ASWAJADEWATA.COM |
Oleh: Dadie W. Prasetyoadi
Usia bukan hanya dimaknai deretan angka yang menandakan saratnya lika liku perjalanan. The way is the destination, ungkapan filosofis dari definisi Taoism menjelaskan bahwa ukuran suksesi sebuah perjalanan bukan di akhir garis finis, melainkan saat menapaki ruang waktu itu sendiri. Perjalanan panjang untuk ukuran rentang masa selama 94 tahun bisa dianggap ‘tua’ oleh sebagian orang. Memiliki arti usang, kuno, renta, melemah, atau bahkan mendekati akhir cerita.
Pandangan tersebut nyatanya tidak berlaku terhadap Nahdlatul Ulama. Di umur ke 94 pada tahun 2020 ini, organisasi Islam yang didirikan saat Indonesia bahkan belum ada oleh KH. Hasyim Asy’ari tersebut semakin terlihat bertenaga, menyala-nyala, dan semakin kencang melesat ditengah kompleksitas sosial dan ledakan teknologi yang mengiringi pergeseran zaman.
Nahdlatul Ulama adalah organisasi yang menjadikan Ilmu sebagai panglima pergerakannya, membuktikan telah menggelindingkan khasanah keislaman yang sarat dengan keberhasilan di Nusantara.
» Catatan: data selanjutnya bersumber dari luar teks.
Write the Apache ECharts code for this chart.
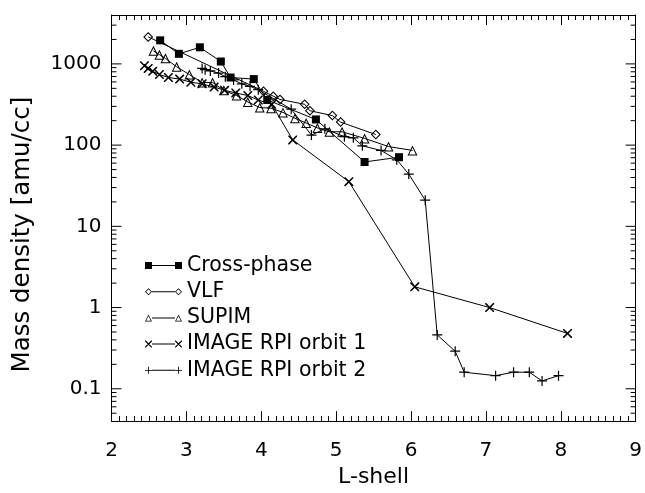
<!DOCTYPE html>
<html>
<head>
<meta charset="utf-8">
<script src="https://cdn.jsdelivr.net/npm/echarts@6/dist/echarts.min.js"></script>
<style>html,body{margin:0;padding:0;background:#fff}#c{width:645px;height:493px}</style>
</head>
<body>
<div id="c"></div>
<script>
// ---- data (L-shell, mass density amu/cc) ----
const crossL = [2.65, 2.90, 3.18, 3.46, 3.59, 3.90, 4.08, 4.73, 5.38, 5.84];
const crossV = [1950, 1330, 1600, 1070, 680, 650, 360, 207, 62, 71];

const vlfL = [2.49, 4.03, 4.16, 4.25, 4.58, 4.65, 4.95, 5.06, 5.53];
const vlfV = [2150, 460, 401, 365, 318, 265, 231, 192, 135];

const supimL = [2.56, 2.64, 2.72, 2.87, 3.04, 3.21, 3.35, 3.50, 3.67, 3.82, 3.98, 4.13, 4.29, 4.45, 4.60, 4.75, 4.91, 5.08, 5.38, 5.70, 6.02];
const supimV = [1450, 1300, 1170, 920, 740, 590, 590, 473, 408, 340, 290, 285, 253, 214, 187, 163, 146, 146, 121, 96, 86];

const orb1L = [2.44, 2.49, 2.55, 2.64, 2.76, 2.91, 3.06, 3.21, 3.37, 3.51, 3.66, 3.82, 3.96, 4.14, 4.42, 5.17, 6.05, 7.05, 8.09];
const orb1V = [950, 880, 810, 740, 680, 650, 595, 568, 518, 473, 439, 408, 359, 318, 116, 35.5, 1.8, 1.0, 0.48];

const orb2L = [3.21, 3.25, 3.32, 3.43, 3.52, 3.63, 3.74, 3.85, 3.96, 4.40, 4.67, 4.85, 5.11, 5.23, 5.35, 5.60, 5.81, 5.97, 6.19, 6.35, 6.59, 6.71, 7.13, 7.37, 7.58, 7.75, 7.97];
const orb2V = [880, 850, 820, 770, 697, 634, 568, 529, 481, 277, 133, 159, 127, 123, 98, 86, 66, 44, 21, 0.46, 0.29, 0.16, 0.145, 0.16, 0.16, 0.125, 0.145];

const seriesNames = ['Cross-phase', 'VLF', 'SUPIM', 'IMAGE RPI orbit 1', 'IMAGE RPI orbit 2'];

const xTicks = [2, 3, 4, 5, 6, 7, 8, 9];
const yMajor = [0.1, 1, 10, 100, 1000];
const yMinorMult = [2, 3, 4, 5, 6, 7, 8, 9];
const yMin = 0.04, yMax = 4000;

// ---- marker shapes (path data, nonzero fill) ----
function diamondP(x, y, s) {
  const h = s / 2, cx = x + h, cy = y + h, t = s * 0.15;
  return `M${x} ${cy} L${cx} ${y} L${x + s} ${cy} L${cx} ${y + s} Z ` +
    `M${x + t} ${cy} L${cx} ${y + s - t} L${x + s - t} ${cy} L${cx} ${y + t} Z`;
}
function triP(x, y, s) {
  const k = s / 10;
  const P = (a, b) => `${x + a * k} ${y + b * k}`;
  return `M${P(0, 10)} L${P(5, 0)} L${P(10, 10)} Z M${P(1.62, 9)} L${P(8.38, 9)} L${P(5, 2.24)} Z`;
}
function squareP(x, y, s) {
  return `M${x} ${y} L${x + s} ${y} L${x + s} ${y + s} L${x} ${y + s} Z`;
}
function crossXP(x, y, s) {
  const t = s * 0.12;
  return `M${x} ${y} L${x + t} ${y} L${x + s} ${y + s - t} L${x + s} ${y + s} L${x + s - t} ${y + s} L${x} ${y + t} Z ` +
    `M${x + s} ${y} L${x + s} ${y + t} L${x + t} ${y + s} L${x} ${y + s} L${x} ${y + s - t} L${x + s - t} ${y} Z`;
}
function plusP(x, y, s) {
  const t = s * 0.12, m = s / 2 - t / 2;
  return `M${x + m} ${y} L${x + m + t} ${y} L${x + m + t} ${y + s} L${x + m} ${y + s} Z ` +
    `M${x} ${y + m} L${x + s} ${y + m} L${x + s} ${y + m + t} L${x} ${y + m + t} Z`;
}
const shapes = [squareP, diamondP, triP, crossXP, plusP];

const LW = 37, LH = 7;
function legendIcon(fn) {
  return 'path://' + fn(0, 0, LH) + ' ' + fn(LW - LH, 0, LH) +
    ` M${LH} ${LH / 2 - 0.5} L${LW - LH} ${LH / 2 - 0.5} L${LW - LH} ${LH / 2 + 0.5} L${LH} ${LH / 2 + 0.5} Z`;
}
function symbolPath(fn) { return 'path://' + fn(0, 0, 10); }

const symbols = ['rect', symbolPath(diamondP), symbolPath(triP), symbolPath(crossXP), symbolPath(plusP)];
const symbolSizes = [8, 10, 10, 9, 10];
const Ls = [crossL, vlfL, supimL, orb1L, orb2L];
const Vs = [crossV, vlfV, supimV, orb1V, orb2V];

const FONT = 'DejaVu Sans';
const series = seriesNames.map((name, i) => ({
  name, type: 'line',
  data: Ls[i].map((l, j) => [l, Vs[i][j]]),
  symbol: symbols[i], symbolSize: symbolSizes[i], showAllSymbol: true,
  symbolKeepAspect: true,
  lineStyle: { color: '#000', width: 1 },
  itemStyle: { color: '#000', borderWidth: 0 },
  emphasis: { disabled: true },
  animation: false, z: 3
}));

// y ticks (log minor ticks at 2..9 per decade), drawn through the axis scale
const yTickData = [];
[0.01, 0.1, 1, 10, 100, 1000].forEach(d => {
  if (d >= yMin && d <= yMax) yTickData.push([d, 1]);
  yMinorMult.forEach(m => { const v = d * m; if (v >= yMin * 1.0001 && v <= yMax * 0.9999) yTickData.push([v, 0]); });
});
series.push({
  type: 'custom', silent: true, animation: false, z: 4,
  data: yTickData, clip: false,
  renderItem: (params, api) => {
    const v = api.value(0), major = api.value(1) === 1;
    const len = major ? 10 : 5;
    const pl = api.coord([2, v]), pr = api.coord([9, v]);
    const st = { stroke: '#000', lineWidth: 1 };
    return { type: 'group', children: [
      { type: 'line', shape: { x1: pl[0], y1: pl[1], x2: pl[0] + len, y2: pl[1] }, style: st },
      { type: 'line', shape: { x1: pr[0], y1: pr[1], x2: pr[0] - len, y2: pr[1] }, style: st }
    ]};
  }
});

const xAxisCommon = {
  type: 'value', min: 2, max: 9, interval: 1,
  axisLine: { show: true, onZero: false, lineStyle: { color: '#000', width: 1 } },
  axisTick: { show: true, inside: true, length: 10, lineStyle: { color: '#000' } },
  minorTick: { show: true, splitNumber: 10, length: 5, lineStyle: { color: '#000' } },
  splitLine: { show: false }, minorSplitLine: { show: false }
};
const yAxisCommon = {
  type: 'log', min: yMin, max: yMax, logBase: 10,
  axisLine: { show: true, onZero: false, lineStyle: { color: '#000', width: 1 } },
  axisTick: { show: false }, minorTick: { show: false },
  splitLine: { show: false }, minorSplitLine: { show: false }
};

const chart = echarts.init(document.getElementById('c'), null, { renderer: 'canvas' });
chart.setOption({
  animation: false,
  backgroundColor: '#fff',
  grid: { left: 111.5, right: 3.6, top: 15, bottom: 61, containLabel: false },
  xAxis: [
    Object.assign({}, xAxisCommon, {
      position: 'bottom',
      name: 'L-shell', nameLocation: 'middle', nameGap: 41,
      nameTextStyle: { fontFamily: FONT, fontSize: 22, color: '#000' },
      axisLabel: { show: true, margin: 20, fontFamily: FONT, fontSize: 20, color: '#000',
        formatter: v => (xTicks.indexOf(v) >= 0 ? String(v) : '') }
    }),
    Object.assign({}, xAxisCommon, { position: 'top', axisLabel: { show: false } })
  ],
  yAxis: [
    Object.assign({}, yAxisCommon, {
      position: 'left',
      name: 'Mass density [amu/cc]', nameLocation: 'middle', nameGap: 76,
      nameTextStyle: { fontFamily: FONT, fontSize: 24.5, color: '#000', padding: [0, 33, 0, 0] },
      axisLabel: { show: true, margin: 10, fontFamily: FONT, fontSize: 20, color: '#000',
        showMinLabel: false, showMaxLabel: false,
        formatter: v => {
          const m = yMajor.find(t => Math.abs(t - v) / t < 1e-6);
          return m === undefined ? '' : String(m);
        } }
    }),
    Object.assign({}, yAxisCommon, { position: 'right', axisLabel: { show: false } })
  ],
  legend: {
    orient: 'vertical', left: 140, top: 250,
    itemWidth: LW, itemHeight: LH, itemGap: 5.2,
    selectedMode: false,
    symbolKeepAspect: true,
    itemStyle: { color: '#000', borderWidth: 0, borderColor: '#000' },
    textStyle: { fontFamily: FONT, fontSize: 20.5, color: '#000', lineHeight: 20 },
    data: seriesNames.map((n, i) => ({ name: n, icon: legendIcon(shapes[i]) }))
  },
  series
});
</script>
</body>
</html>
Pembentukan karakter ideologi Islam dan kebangsaan lewat ‘Hubbul Wathon Minal Iman’ menjadikannya rujukan bangsa-bangsa lain di dunia yang masih belum bisa menuntaskan masalah perbedaan, hingga mengakibatkan pertumpahan darah antar sesama dan kesengsaraan. Sikap moderat NU yang ditanamkan sejak dasar bagi para santri di pondok pesantren menjadikan mereka lentur dan fleksibel menghadapi perubahan zaman. Seperti yang digambarkan dalam simbol tali terikat kendur mengelilingi dunia pada lambangnya.
Tujuan utama menjadi pengawal madzhab Ahlussunnah wal Jama’ah (Aswaja) sebagai alasan berdirinya tak pernah bergeser, meski senantiasa didera ombak politik yang melanda negeri. Peran NU selalu terlihat segar mewarnai setiap peristiwa penting yang terjadi. Maka tidaklah berlebihan jika NU dijuluki dinamisator bangsa.
Kita telah banyak mendengar intelektual berkata dalam setiap diskusi ruang publik, bahwa mereka tidak dapat membayangkan jika selama ini NU tidak ada, bukan mustahil Indonesia akan senasib dengan bangsa-bangsa lain di timur tengah saat ini.
NU yang cukup ‘tua’ itu tampak berhasil menyiapkan generasi emasnya dalam menerima tantangan abad 21. Menjadikannya kendaraan lawas dengan onderdil baru, bersiap menjadi legenda, berkelas, klasik, dan menyenangkan untuk dikendarai. Perjalanan panjang lain yang membentang menyambut untuk dinikmati, dan NU dengan segala sumber daya terbarunya kini semakin bergairah menyongsong era globalisasi dengan lebih berkarakter, dewasa, dan percaya diri.